White House officials Friday touted the training and cooperation commitments between the countries’ special operation forces, greater sharing of information and stronger border security to prevent the flow of foreign fighters and increased enforcement to prevent terrorist financing.
“I would draw you to the specific piece of the joint statement where the leaders pledged to further deepen the United States and Gulf relations on these and other issues in order to build an even stronger, enduring, comprehensive strategic partnership and enhance regional stability and prosperity,” White House deputy press secretary Eric Schultz said Friday.
Others point out that there were no promises to provide advanced aircraft like the F-35 Joint Strike Fighter or bunker-busting bombs.
“So in that regard, there wasn’t really much of a breakthrough,” Zakheim told reporters at a conference convened by the Atlantic Council. “The noises on the American side were seemingly positive and the politeness on the Arab side was to be expected, but I just don’t see a tremendous outcome here or a real degree of reassurance.”
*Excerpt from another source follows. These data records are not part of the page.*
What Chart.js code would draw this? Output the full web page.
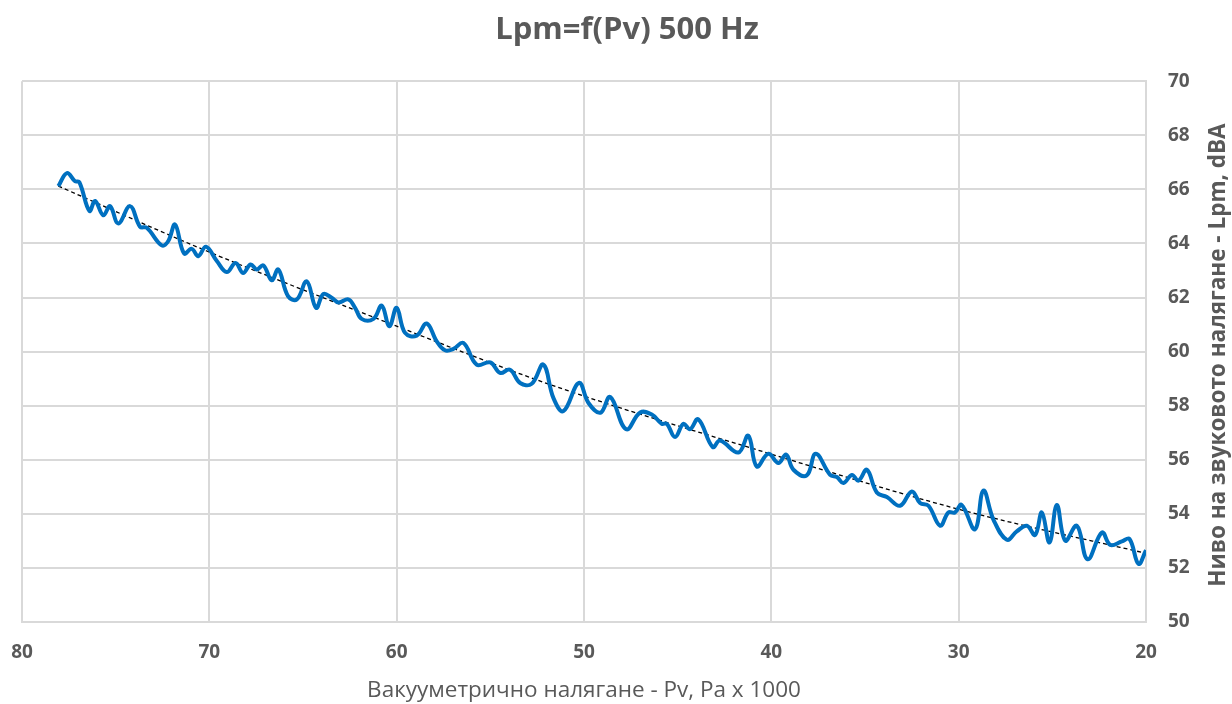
<!DOCTYPE html>
<html>
<head>
    <title>Lpm=f(Pv) 500 Hz</title>
    <script src="https://cdn.jsdelivr.net/npm/chart.js"></script>
    <style>
        html, body {
            margin: 0;
            padding: 0;
            background-color: #ffffff;
        }
        #wrap {
            width: 1232px;
            height: 704px;
        }
    </style>
</head>
<body>
    <div id="wrap"><canvas id="lpmChart"></canvas></div>

    <script>
        // Pressure Pv (Pa x 1000) and measured level Lpm (dBA)
        const pv = [
            78.06, 77.6, 77.17, 76.94, 76.4, 76.1, 75.66, 75.3, 74.86, 74.23,
            73.7, 73.34, 72.54, 72.19, 71.83, 71.35, 70.94, 70.59, 70.18, 69.6,
            69.07, 68.6, 68.2, 67.8, 67.47, 67.12, 66.67, 66.32, 65.8, 65.33,
            64.8, 64.3, 63.91, 63.47, 63.11, 62.58, 62.22, 61.87, 61.24, 60.8,
            60.39, 60.0, 59.55, 58.93, 58.4, 57.86, 57.42, 56.97, 56.44, 55.73,
            55.0, 54.48, 53.95, 53.41, 52.79, 52.17, 51.63, 51.1, 50.27, 49.76,
            49.12, 48.6, 47.75, 47.0, 46.38, 45.85, 45.58, 45.14, 44.69, 44.34,
            43.9, 43.13, 42.74, 41.76, 41.23, 40.78, 40.16, 39.62, 39.21, 38.82,
            38.11, 37.63, 36.86, 36.5, 36.15, 35.7, 35.35, 34.9, 34.37, 33.83,
            33.13, 32.5, 32.06, 31.61, 30.99, 30.55, 30.2, 29.84, 29.13, 28.68,
            28.14, 27.43, 26.9, 26.36, 25.92, 25.56, 25.15, 24.76, 24.31, 23.69,
            23.12, 22.35, 21.91, 21.29, 20.88, 20.4, 20.0
        ];
        const lpm = [
            66.12, 66.6, 66.3, 66.27, 65.2, 65.57, 65.04, 65.38, 64.74, 65.38,
            64.62, 64.58, 63.93, 64.09, 64.7, 63.63, 63.8, 63.53, 63.88, 63.35,
            62.94, 63.28, 62.91, 63.22, 63.04, 63.19, 62.64, 63.04, 62.05, 61.93,
            62.6, 61.62, 62.13, 61.99, 61.82, 61.93, 61.62, 61.21, 61.21, 61.7,
            60.94, 61.62, 60.69, 60.59, 61.04, 60.38, 60.05, 60.1, 60.32, 59.52,
            59.6, 59.21, 59.33, 58.84, 58.81, 59.52, 58.28, 57.8, 58.84, 58.1,
            57.74, 58.32, 57.13, 57.75, 57.67, 57.33, 57.33, 56.84, 57.33, 57.13,
            57.5, 56.47, 56.71, 56.27, 56.89, 55.75, 56.22, 55.88, 56.19, 55.63,
            55.42, 56.22, 55.44, 55.36, 55.14, 55.44, 55.23, 55.63, 54.79, 54.62,
            54.3, 54.83, 54.4, 54.3, 53.56, 54.05, 54.05, 54.33, 53.43, 54.86,
            53.78, 53.04, 53.35, 53.56, 53.22, 54.05, 52.94, 54.33, 53.01, 53.56,
            52.32, 53.31, 52.85, 52.98, 53.07, 52.15, 52.65
        ];

        // trend curve, points
        const trendPv = [78.06, 70.14, 60.0, 51.81, 40.06, 30.0, 20.0];
        const trendLpm = [66.12, 63.72, 60.94, 58.78, 56.22, 54.17, 52.54];

        const xTicks = [80, 70, 60, 50, 40, 30, 20];
        const yTicks = [50, 52, 54, 56, 58, 60, 62, 64, 66, 68, 70];

        const chartTitle = 'Lpm=f(Pv) 500 Hz';
        const xTitle = 'Вакууметрично налягане - Pv, Pa x 1000';
        const yTitle = 'Ниво на звуковото налягане - Lpm, dBA';

        const textGray = '#595959';
        const gridGray = '#d9d9d9';

        const toPoints = (xs, ys) => xs.map((x, i) => ({ x: x, y: ys[i] }));

        // draws the right-hand y title reading bottom to top
        const yTitlePlugin = {
            id: 'yTitlePlugin',
            afterDraw(chart) {
                const ctx = chart.ctx;
                ctx.save();
                ctx.translate(1219, 355);
                ctx.rotate(-Math.PI / 2);
                ctx.font = 'bold 22.5px "Open Sans"';
                ctx.fillStyle = textGray;
                ctx.textAlign = 'center';
                ctx.textBaseline = 'middle';
                ctx.fillText(yTitle, 0, 0);
                ctx.restore();
            }
        };

        const config = {
            type: 'line',
            data: {
                datasets: [
                    {
                        label: 'Lpm',
                        data: toPoints(pv, lpm),
                        borderColor: '#0070C0',
                        borderWidth: 4,
                        pointRadius: 0,
                        tension: 0.4,
                        fill: false
                    },
                    {
                        label: 'Trend',
                        data: toPoints(trendPv, trendLpm),
                        borderColor: '#000000',
                        borderWidth: 1.3,
                        borderDash: [4, 3],
                        pointRadius: 0,
                        cubicInterpolationMode: 'monotone',
                        fill: false
                    }
                ]
            },
            options: {
                responsive: true,
                maintainAspectRatio: false,
                animation: false,
                layout: {
                    padding: { left: 22, right: 0, top: 0, bottom: 0 }
                },
                plugins: {
                    legend: { display: false },
                    tooltip: { enabled: false },
                    title: {
                        display: true,
                        text: chartTitle,
                        color: textGray,
                        font: { family: 'Open Sans', size: 31, weight: 'bold' },
                        padding: { top: 12, bottom: 32 }
                    }
                },
                scales: {
                    x: {
                        type: 'linear',
                        reverse: true,
                        min: 20,
                        max: 80,
                        afterBuildTicks: (scale) => {
                            scale.ticks = xTicks.map(v => ({ value: v }));
                        },
                        afterFit: (scale) => {
                            scale.height = 82;
                            scale.paddingLeft = 0;
                            scale.paddingRight = 0;
                        },
                        grid: {
                            color: gridGray,
                            lineWidth: 2,
                            drawTicks: false
                        },
                        border: { color: gridGray, width: 2 },
                        ticks: {
                            color: textGray,
                            padding: 19,
                            maxRotation: 0,
                            font: { family: 'Open Sans', size: 19, weight: 'bold' }
                        },
                        title: {
                            display: true,
                            text: xTitle,
                            color: textGray,
                            padding: { top: 8, bottom: 0 },
                            font: { family: 'Open Sans', size: 22.5 }
                        }
                    },
                    y: {
                        position: 'right',
                        min: 50,
                        max: 70,
                        afterBuildTicks: (scale) => {
                            scale.ticks = yTicks.map(v => ({ value: v }));
                        },
                        afterFit: (scale) => { scale.width = 86; },
                        grid: {
                            color: gridGray,
                            lineWidth: 2,
                            drawTicks: false
                        },
                        border: { color: gridGray, width: 2 },
                        ticks: {
                            color: textGray,
                            padding: 22,
                            font: { family: 'Open Sans', size: 19, weight: 'bold' }
                        }
                    }
                }
            },
            plugins: [yTitlePlugin]
        };

        const ctx = document.getElementById('lpmChart').getContext('2d');
        new Chart(ctx, config);
    </script>
</body>
</html>
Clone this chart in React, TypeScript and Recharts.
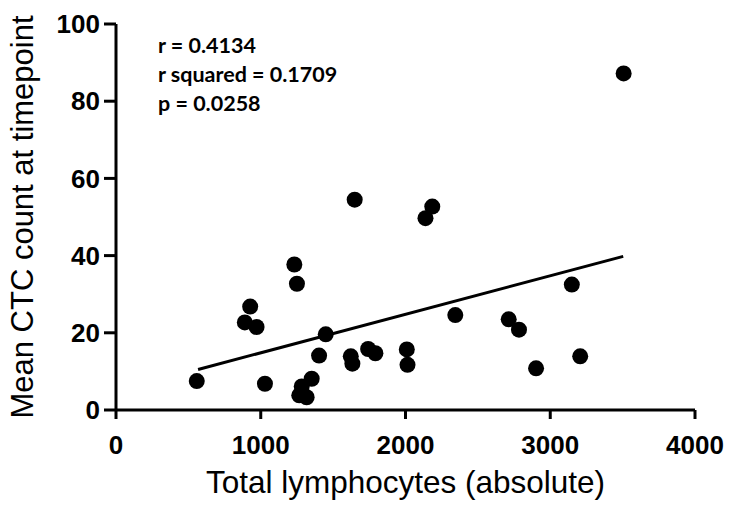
import { ScatterChart, Scatter, XAxis, YAxis, ReferenceLine, Customized, Label } from 'recharts'

// Total lymphocytes (x) vs mean CTC count (y)
const lymphocytes = [558, 1029, 890, 927, 971, 1232, 1250, 1266, 1283, 1317, 1352, 1403, 1449, 1649, 1622, 1633, 1742, 1792, 2009, 2014, 2138, 2185, 2344, 2713, 2784, 2902, 3149, 3207, 3507]
const ctcCounts = [7.5, 6.8, 22.7, 26.8, 21.5, 37.7, 32.7, 3.8, 6.1, 3.3, 8.1, 14.1, 19.6, 54.5, 13.9, 12.0, 15.8, 14.7, 15.7, 11.7, 49.7, 52.7, 24.6, 23.5, 20.8, 10.8, 32.5, 13.9, 87.2]

const xTicks = [0, 1000, 2000, 3000, 4000]
const yTicks = [0, 20, 40, 60, 80, 100]

// linear fit end points
const fitX = [567, 3504]
const fitY = [10.5, 39.8]

const statLines = ['r = 0.4134', 'r squared = 0.1709', 'p = 0.0258']

const points = lymphocytes.map((x, i) => ({ x, y: ctcCounts[i] }))

const axisFont = 'Liberation Sans, Arial, sans-serif'

const Dot = (props: any) => <circle cx={props.cx} cy={props.cy} r={8} fill="#000" />

const StatsText = () => (
  <g>
    {statLines.map((t, i) => (
      <text
        key={t}
        x={158}
        y={53 + i * 29}
        fontFamily="Lato, 'Open Sans', sans-serif"
        fontWeight="bold"
        fontSize={21.5}
        fill="#000"
      >
        {t}
      </text>
    ))}
  </g>
)

export default function App() {
  return (
    <div style={{ position: 'absolute', left: 0, top: 0, background: '#fff' }}>
      <ScatterChart width={738} height={512} margin={{ top: 24, right: 43, left: 0, bottom: 0 }}>
        <XAxis
          type="number"
          dataKey="x"
          domain={[0, 4000]}
          ticks={xTicks}
          height={102}
          tickSize={9}
          tickMargin={17}
          axisLine={{ stroke: '#000', strokeWidth: 3 }}
          tickLine={{ stroke: '#000', strokeWidth: 3 }}
          tick={{ fill: '#000', fontSize: 26, fontWeight: 'bold', fontFamily: axisFont }}
        >
          <Label
            content={({ viewBox }: any) => (
              <text
                x={viewBox.x + viewBox.width / 2}
                y={viewBox.y + 83}
                textAnchor="middle"
                fontSize={31.5}
                fontFamily={axisFont}
                fill="#000"
              >
                Total lymphocytes (absolute)
              </text>
            )}
          />
        </XAxis>
        <YAxis
          type="number"
          dataKey="y"
          domain={[0, 100]}
          ticks={yTicks}
          width={116}
          tickSize={12}
          tickMargin={4}
          axisLine={{ stroke: '#000', strokeWidth: 3 }}
          tickLine={{ stroke: '#000', strokeWidth: 3 }}
          tick={{ fill: '#000', fontSize: 26, fontWeight: 'bold', fontFamily: axisFont }}
        >
          <Label
            content={({ viewBox }: any) => {
              const cx = viewBox.x + 33
              const cy = viewBox.y + viewBox.height / 2
              return (
                <text
                  x={cx}
                  y={cy}
                  textAnchor="middle"
                  transform={`rotate(-90, ${cx}, ${cy})`}
                  fontSize={31}
                  fontFamily={axisFont}
                  fill="#000"
                >
                  Mean CTC count at timepoint
                </text>
              )
            }}
          />
        </YAxis>
        <ReferenceLine
          segment={[
            { x: fitX[0], y: fitY[0] },
            { x: fitX[1], y: fitY[1] },
          ]}
          stroke="#000"
          strokeWidth={3}
          ifOverflow="visible"
        />
        <Scatter data={points} shape={Dot} isAnimationActive={false} />
        <Customized component={StatsText} />
      </ScatterChart>
    </div>
  )
}
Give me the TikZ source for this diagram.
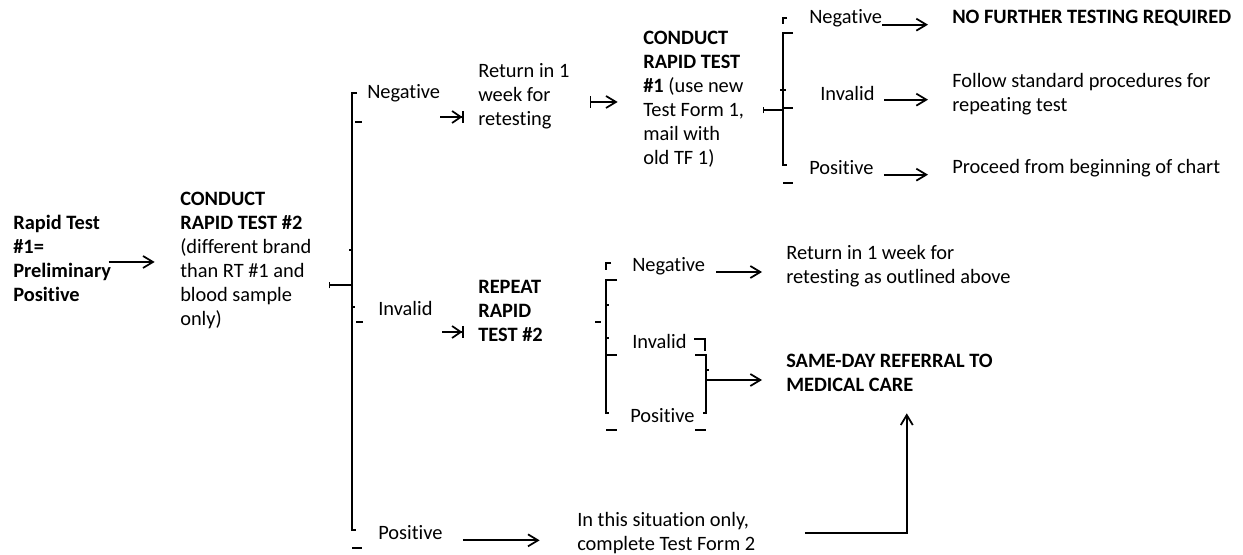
\documentclass[tikz,border=0pt]{standalone}
\usepackage{fontspec}
\setmainfont{Carlito}[Ligatures=NoCommon]
\usetikzlibrary{arrows.meta,calc}

\tikzset{
  txt/.style={anchor=west, align=left, inner sep=0pt, font=\fontsize{15.3}{18}\selectfont},
  bold/.style={txt, font=\fontsize{15.3}{18}\selectfont\bfseries},
  arr/.style={line width=1.3pt, -{Straight Barb[length=7.5pt,width=9pt]}},
  barr/.style={line width=1.3pt, -{Straight Barb[length=6.5pt,width=9pt]Bar[width=9pt]}},
  rarr/.style={line width=1.3pt, {Bar[width=9pt]}-{Straight Barb[length=7.5pt,width=9pt]}},
  brk/.style={line width=0.9pt},
}

\begin{document}
\begin{tikzpicture}[x=0.75pt, y=-0.75pt]
  \useasboundingbox (0,0) rectangle (1243,555);

  % texts
  \node[bold] (rt1) at (13,258) {Rapid Test\\\#1=\\Preliminary\\Positive};
  \node[txt] (rt2) at (180,260) {\textbf{CONDUCT}\\\textbf{RAPID TEST \#2}\\(different brand\\than RT \#1 and\\blood sample\\only)};
  \node[txt] (neg1) at (367,93) {Negative};
  \node[txt] (inv1) at (378,308) {Invalid};
  \node[txt] (pos1) at (378,533) {Positive};
  \node[txt] (ret1) at (478,96) {Return in 1\\week for\\retesting};
  \node[txt] (rt1b) at (643,99) {\textbf{CONDUCT}\\\textbf{RAPID TEST}\\\textbf{\#1} (use new\\Test Form 1,\\mail with\\old TF 1)};
  \node[txt] (neg2) at (809,18) {Negative};
  \node[txt] (inv2) at (820,93) {Invalid};
  \node[txt] (pos2) at (809,168) {Positive};
  \node[bold] (nofurther) at (952,18) {NO FURTHER TESTING REQUIRED};
  \node[txt] (follow) at (952,94) {Follow standard procedures for\\repeating test};
  \node[txt] (proceed) at (952,168) {Proceed from beginning of chart};
  \node[bold] (repeat) at (478,311) {REPEAT\\RAPID\\TEST \#2};
  \node[txt] (neg3) at (632,266) {Negative};
  \node[txt] (inv3) at (632,341) {Invalid};
  \node[txt] (pos3) at (630,416) {Positive};
  \node[txt] (ret2) at (786,266) {Return in 1 week for\\retesting as outlined above};
  \node[bold] (sameday) at (786,373) {SAME-DAY REFERRAL TO\\MEDICAL CARE};
  \node[txt] (insit) at (577,533) {In this situation only,\\complete Test Form 2};

  % brackets
  \coordinate (j1) at (352,285);
  \draw[brk] (357,93) -- (352,93) -- (352,530) -- (356,530);
  \draw[brk] (355,122) -- (362,122) (356,322) -- (363,322) (352,548) -- (362,548)
    (349,250) -- (352,250) (352,307) -- (355,307);
  \draw[brk, {Bar[width=5pt]}-] ([xshift=13pt]rt2.east |- j1) -- (j1);

  \coordinate (j2) at (783,110);
  \draw[brk] (787,18) -- (783,18) -- (783,24);
  \draw[brk] (793,33) -- (783,33) -- (783,165) -- (787,165);
  \draw[brk] (780,90) -- (786,90) (783,108) -- (793,108) (783,183) -- (793,183);
  \draw[brk, {Bar[width=5pt]}-] ([xshift=14pt]rt1b.east |- j2) -- (j2);

  \draw[brk] (611,263) -- (606,263) -- (606,270);
  \draw[brk] (617,280) -- (606,280) -- (606,413) -- (609,413);
  \draw[brk] (595,322) -- (601,322) (606,305) -- (609,305) (606,338) -- (609,338)
    (606,355) -- (617,355) (606,430) -- (617,430);

  \coordinate (j4) at (706,380);
  \draw[brk] (694,339) -- (705,339) -- (705,351);
  \draw[brk] (695,355) -- (706,355) -- (706,413) -- (703,413);
  \draw[brk] (695,430) -- (706,430) (706,370) -- (709,370);

  % arrows
  \draw[arr, shorten >=19pt] ([xshift=-2pt,yshift=-3pt]rt1.east) -- ([yshift=-3pt]rt1.east -| rt2.west);
  \draw[barr, shorten >=10.5pt] ([yshift=-18pt]neg1.east) -- ([yshift=-18pt]neg1.east -| ret1.west);
  \draw[rarr, shorten >=19pt] ([xshift=15pt,yshift=-4.5pt]ret1.east) -- ([yshift=-4.5pt]ret1.east -| rt1b.west);
  \draw[arr, shorten >=18pt] ([yshift=-5pt]neg2.east) -- ([yshift=-5pt]neg2.east -| nofurther.west);
  \draw[arr, shorten >=18pt] ([xshift=7pt,yshift=-5pt]inv2.east) -- ([yshift=-5pt]inv2.east -| follow.west);
  \draw[arr, shorten >=18pt] ([xshift=7.5pt,yshift=-5pt]pos2.east) -- ([yshift=-5pt]pos2.east -| proceed.west);
  \draw[barr, shorten >=10.5pt] ([xshift=7pt,yshift=-18pt]inv1.east) -- ([yshift=-18pt]inv1.east -| repeat.west);
  \draw[arr, shorten >=18pt] ([xshift=8pt,yshift=-4.5pt]neg3.east) -- ([yshift=-4.5pt]neg3.east -| ret2.west);
  \draw[arr, shorten >=18pt] (j4) -- (j4 -| sameday.west);
  \draw[arr, shorten >=28pt] ([xshift=15pt,yshift=-5.5pt]pos1.east) -- ([yshift=-5.5pt]pos1.east -| insit.west);
  \draw[arr] ([xshift=37pt]insit.east) -| ([xshift=13pt,yshift=-16pt]sameday.south);
\end{tikzpicture}
\end{document}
Mishaal al Gergawi, the managing director of the Delma Institute, a research center in Abu Dhabi, agreed.
“We have a saying in Arabic, I see you talk and I believe you, I see your actions and I’m less surprised,” he said.
To al Gergawi, the Obama administration’s attempt to try to separate its negotiations with Iran over its nuclear programs from Tehran’s destabilizing activity throughout the region is unsettling to Gulf Cooperation Council states.
They see Iran’s support for the Houthis, who just months ago toppled the government in Yemen, its ongoing backing of Hezbollah terrorist activities and its meddling in the internal affairs of Iraq, all as part of an effort to dominate the region that will only increase once the U.S. and its partners in the nuclear talks lift the sanctions on Iran as part of the nuclear deal, he said.
When the Arabiya reporter pressed the president on why the summit’s communiqué did not address specifically address Iran’s destabilizing threat to the region, Obama argued that in many ways it does.
“In the sense that when we talk about the need for us to address the destabilizing activities and conflicts in the region, some of those are directly related to the concerns surrounding Iran,” he said.
The Gulf states also worry that the U.S. is helping Iran join the international community and benefit economically from it without acting responsibly.
“What we’re really having right now is a kind of slow integration, very backdoorish,” al Gergawi said. “At some point it will be a fait accompli that Iran is pretty much calling the shots on a whole hosts of issues and matters in the region.”
Gulf allies are still smarting over Obama’s failure to enforce his red-line threat against Syrian President Bashar Assad’s use of chemical weapons, and they believe the U.S. is sending the wrong signal by engaging with Iran and in essence rewarding Tehran for bad behavior, the experts warn.
The United Arab Emirates, for example, played by international rules when it wanted to pursue a peaceful civilian nuclear energy program. In 2009, it agreed to receive nuclear information and technology expertise from the U.S. in exchange for abiding by stringent inspections monitoring its nuclear activities.
The agreement has become known as the “gold standard” for nuclear cooperation, but critics now argue that the U.S. is sending the wrong message to the UAE and others in the region by engaging with Iran after it failed to abide by international norms and pursued its nuclear weapons program secretly.
“Think of how the UAE feels now?” al Gergawi asks. “… The message it sends to the Gulf is that if you want to have a good relationship with the West, they only respect people who play hard, not people who play by the rules.”
Several critics of the Iranian nuclear negotiations say it will lead to an arms race in the region and point to signals coming from Saudi Arabia that it soon will begin to pursue a nuclear weapon.
“I think the Saudis are very serious,” Zakheim said, noting that he has heard from one Gulf foreign minister that he believes the Saudis have an implicit deal with the Pakistanis to acquire nuclear assistance.
“All options are the on the table,” added al Gergawi, who argues the arms-race mentality is a natural reaction to the Obama administration’s “love affair or fascination” with reintegrating Iran into the international system.
“The U.S. is trying to reassure its allies that it’s not throwing them under the bus, when it really, really feels like that on the ground.”